Nothing in this Section is intended or shall act to disclaim, waive, or otherwise limit the
duties of the City under federal and state securities laws.
The provisions of this Section may be amended by the City from time to time to adapt to
changed circumstances that arise from a change in legal requirements, a change in law, or a
change in the identity, nature, status, or type of operations of the City, but only if (1) the
provisions of this Section, as so amended, would have permitted an underwriter to purchase or
sell Bonds in the primary offering of the Bonds in compliance with the Rule, taking into account
any amendments or interpretations of the Rule to the date of such amendment, as well as such
changed circumstances, and (2) either (a) the holders of a majority in aggregate principal amount
(or any greater amount required by any other provision of the Bond Resolution that authorizes
such an amendment) of the Outstanding Bonds consent to such amendment or (b) a person that is
unaffiliated with the City (such as nationally recognized bond counsel) determines that such
amendment will not materially impair the interests of the holders and beneficial owners of the
Bonds.
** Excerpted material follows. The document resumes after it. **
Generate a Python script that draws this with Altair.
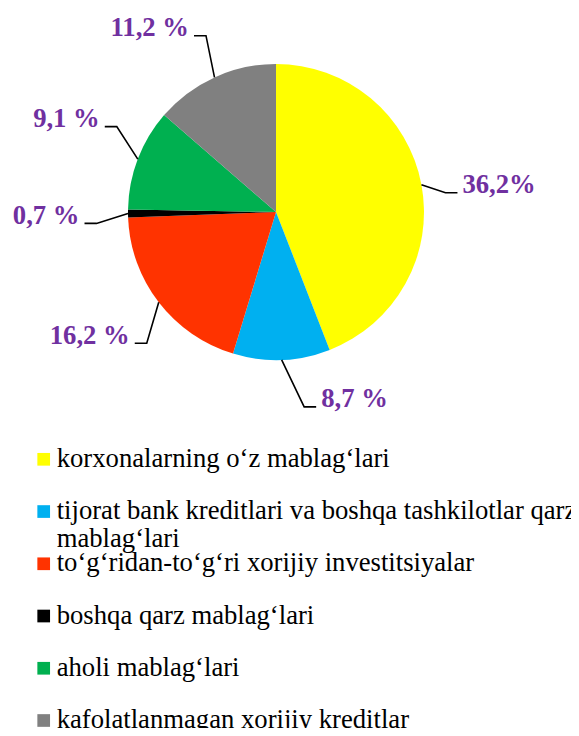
import math
import altair as alt
import pandas as pd

# ---------------- data ----------------
categories = [
    "korxonalarning o‘z mablag‘lari",
    "tijorat bank kreditlari va boshqa tashkilotlar qarz mablag‘lari",
    "to‘g‘ridan-to‘g‘ri xorijiy investitsiyalar",
    "boshqa qarz mablag‘lari",
    "aholi mablag‘lari",
    "kafolatlanmagan xorijiy kreditlar",
]
values = [36.2, 8.7, 16.2, 0.7, 9.1, 11.2]
value_labels = ["36,2%", "8,7 %", "16,2 %", "0,7 %", "9,1 %", "11,2 %"]
colors = ["#FFFF00", "#00B0F0", "#FF3300", "#000000", "#00B050", "#808080"]

# legend text as displayed (line breaks marked with "|")
legend_labels = [
    "korxonalarning o‘z mablag‘lari",
    "tijorat bank kreditlari va boshqa tashkilotlar qarz|mablag‘lari",
    "to‘g‘ridan-to‘g‘ri xorijiy investitsiyalar",
    "boshqa qarz mablag‘lari",
    "aholi mablag‘lari",
    "\u00a0kafolatlanmagan xorijiy kreditlar",
]

# ---------------- layout ----------------
W, H = 563, 720
CX, CY, R = 268, 204, 148
# elbow offset of each leader line from the slice edge (pixels)
leader_offsets = [(24, 8), (22.5, 47), (-12, 41), (-31.5, 10), (-21, -32.5), (-8.5, -41.7)]
leader_side = [1, 1, -1, -1, -1, -1]
SEG = 12
GAP = 5
LABEL_COLOR = "#7030A0"
SERIF = "Times New Roman, Liberation Serif, serif"

total = sum(values)
pie_df = pd.DataFrame({"idx": range(len(values)), "category": categories, "value": values})

line_rows, label_rows = [], []
cum = 0.0
for i, v in enumerate(values):
    mid = (cum + v / 2) / total * 2 * math.pi
    cum += v
    sx, sy = CX + R * math.sin(mid), CY - R * math.cos(mid)
    ex, ey = sx + leader_offsets[i][0], sy + leader_offsets[i][1]
    hx = ex + leader_side[i] * SEG
    for k, (px, py) in enumerate([(sx, sy), (ex, ey), (hx, ey)]):
        line_rows.append({"idx": i, "k": k, "px": px, "py": py})
    label_rows.append({
        "idx": i, "label": value_labels[i],
        "tx": hx + leader_side[i] * GAP, "ty": ey + 0.5,
        "side": "right" if leader_side[i] > 0 else "left",
    })
lines_df = pd.DataFrame(line_rows)
labels_df = pd.DataFrame(label_rows)
legend_df = pd.DataFrame({"idx": range(len(categories)), "category": categories, "legend": legend_labels})

color_scale = alt.Scale(domain=categories, range=colors)

pie = alt.Chart(pie_df).mark_arc(radius=R).encode(
    theta=alt.Theta("value:Q", stack=True),
    color=alt.Color("category:N", scale=color_scale, legend=None),
    order=alt.Order("idx:Q"),
    x=alt.value(CX),
    y=alt.value(CY),
)

leaders = alt.Chart(lines_df).mark_line(color="black", strokeWidth=1.6).encode(
    x=alt.X("px:Q", scale=None, axis=None),
    y=alt.Y("py:Q", scale=None, axis=None),
    detail="idx:N",
    order="k:Q",
)

def label_layer(side, align):
    return alt.Chart(labels_df).transform_filter(f"datum.side == '{side}'").mark_text(
        align=align, baseline="alphabetic", font=SERIF, fontWeight="bold",
        fontSize=26.67, color=LABEL_COLOR,
    ).encode(
        x=alt.X("tx:Q", scale=None, axis=None),
        y=alt.Y("ty:Q", scale=None, axis=None),
        text="label:N",
    )

labels_r = label_layer("right", "left")
labels_l = label_layer("left", "right")

leg_y = alt.Y("idx:Q", scale=alt.Scale(domain=[0, 5], range=[451.3, 712.5], nice=False, zero=False), axis=None)

leg_sq = alt.Chart(legend_df).mark_square(size=161, opacity=1, filled=True).encode(
    x=alt.value(35.7),
    y=leg_y,
    color=alt.Color("category:N", scale=color_scale, legend=None),
)

leg_txt = alt.Chart(legend_df).transform_calculate(
    lines="split(datum.legend, '|')"
).mark_text(
    align="left", baseline="alphabetic", font=SERIF, fontSize=26.67,
    lineHeight=28.3, dy=7.5, color="black",
).encode(
    x=alt.value(48.7),
    y=leg_y,
    text="lines:N",
)

chart = alt.layer(pie, leaders, labels_r, labels_l, leg_sq, leg_txt).resolve_scale(
    x="independent", y="independent"
).properties(
    width=W, height=H, padding=0, autosize=alt.AutoSizeParams(type="none"),
).configure_view(strokeWidth=0)

chart.save("out.html", embed_options={"renderer": "svg", "actions": False})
The City may also repeal or amend the provisions of this Section if the SEC amends or
repeals the applicable provisions of the Rule or any court of final jurisdiction enters judgment
that such provisions of the Rule are invalid, and the City also may amend the provisions of this
Section in its discretion in any other manner or circumstance, but in either case only if and to the
extent that the provisions of this sentence would not have prevented an underwriter from
lawfully purchasing or selling Bonds in the primary offering of the Bonds, giving effect to (a)
such provisions as so amended and (b) any amendments or interpretations of the Rule. If the
City so amends the provisions of this Section, the City shall include with any amended financial
information or operating data next provided in accordance with this Section an explanation, in
narrative form, of the reasons for the amendment and of the impact of any change in the type of
financial information or operating data so provided.
E. Information Format—Incorporation by Reference.
The City information required under this Section shall be filed with the MSRB through
EMMA in such format and accompanied by such identifying information as may be specified
from time to time thereby. Under the current rules of the MSRB, continuing disclosure
documents submitted to EMMA must be in word-searchable portable document format (PDF)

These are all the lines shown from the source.